Ce qui me ravit, c’est que nos adhérents sont des gens qui participent au débat. Bien sûr, ils ont parfois des mouvements d’humeur face à telle ou telle annonce ou orientation, mais ils ont compris que les décisions se prenaient à l’échelon européen. Et ils sont pragmatiques, en ce sens qu’ils veulent savoir très vite comment s’organiser face aux évolutions annoncées. C’est un principe que je défendrai toujours : celui de la vérité pour pouvoir ensuite composer avec la réalité. N’en déplaise aux démagogues, ce n’est pas démissionner que de dire la vérité, c’est plutôt adopter un positionnement courageux, risqué parfois, mais responsable. C’est pour cela que la majorité des agriculteurs nous font confiance, parce qu’ils savent que le syndicalisme majoritaire continue à se battre pour trouver des solutions, pour exercer des pressions.
L’évolution de la Pac ne risque-t-elle pas de créer des divergences entre les productions ?

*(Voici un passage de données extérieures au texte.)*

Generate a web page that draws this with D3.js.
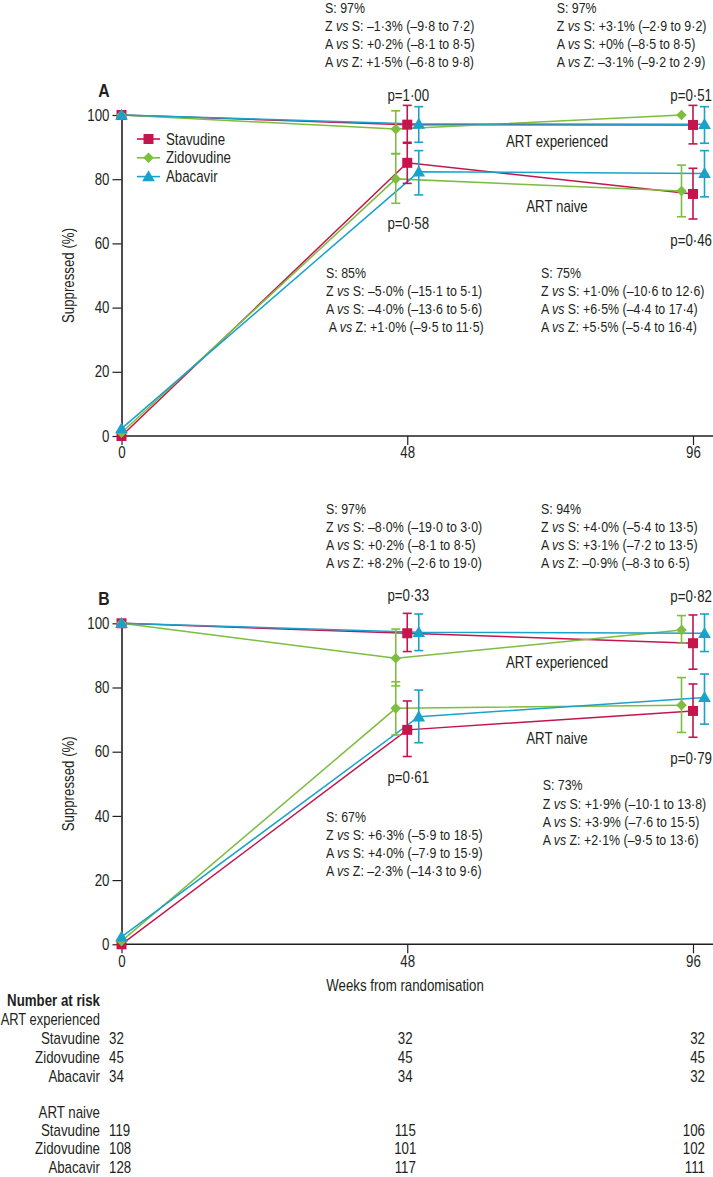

Les productions cherchent, en effet, à défendre leurs acquis, à préserver leur avenir, mais au-delà de ce travail, beaucoup de dossiers abordent les enjeux de façon transversale dans les sections spécialisées : je pense à l’emploi, à l’environnement, à la révision des loyers. D’autre part, l’échange est constant entre le national et le local. Ce qui fait que nos adhérents sont toujours au cœur de l’information.